Another set of early investments will focus increasing the financial capacity of lower-income households. A first-of-its-kind Office of Financial Empowerment is being formed to ensure that families have access to information that can maximize their financial health and minimize the likelihood that they will be subject to predatory schemes. This will include coordinated information campaigns to publicize the availability of tax credits and public benefits which can families get and save financial resources. The idea is to provide and coordinate access to asset building activities, such as basic bank accounts, financial literacy help, and matched savings account programs.
An additional plank of the effort is designed to help families with young child enter and stay in the work force. Recognizing that child care costs often impede labor force attachment, the Mayor has taken up an earlier proposal of his Democrat-led City Council to create a local child care tax credit that could help offset these costs and make work pay. The proposed credit, still pending before the council and state legislature, would target families with children three years old and young which have household incomes less than $30,000. It is estimated that this proposal would cost the city $42 million a year and benefit almost 50,000 families.

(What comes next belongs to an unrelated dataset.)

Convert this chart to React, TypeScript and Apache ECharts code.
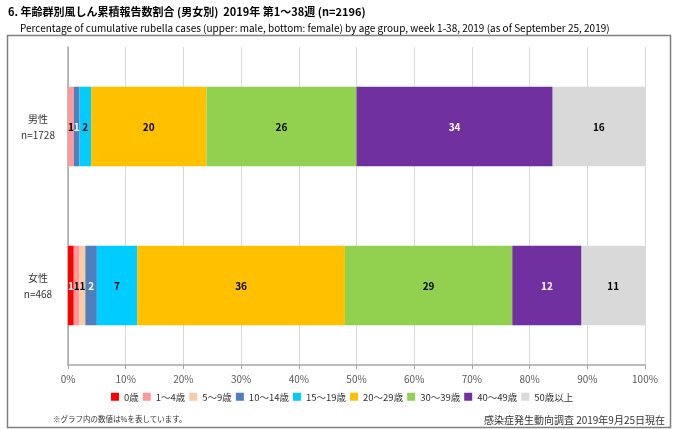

This initial round of investments is ambitious in both its scale and breadth—a testament to a driven, second-term mayor committed to forging new ground in some difficult terrain. And yet, Mayor Bloomberg is not alone in his decision to focus on combating poverty or in his search for new, effective ways to confront it. Across the country, mayors are increasingly turning their attention to these issues. Los Angeles Mayor Antonio Villaraigosa recently convened a task force of mayors to develop a forward-thinking anti-poverty action plan. The mayors acknowledged that reductions in poverty are unlikely to come from expanding subsidies and entitlement programs, but from revising the way we use public resources to create a lifelong ladder of learning and opportunity. Specifically, Villaraigosa has called for a revitalizing system of work skills and training, an expanded EITC to make work pay, and the provision of children’s savings accounts to provide a platform to build assets over a lifetime and learn the basics of financial education.
Like Bloomberg, these mayors recognize that there are no quick fixes. This current crop of politicians may be long gone before we realize what works, making these efforts all the more laudable. But they have launched a necessary first step, which is an active search for policy interventions that can work over the long term.
Reid Cramer is Co-Director of the Next Social Contract Initiative and Research Director of the Asset Building Program at the New America Foundation in Washington, D.C.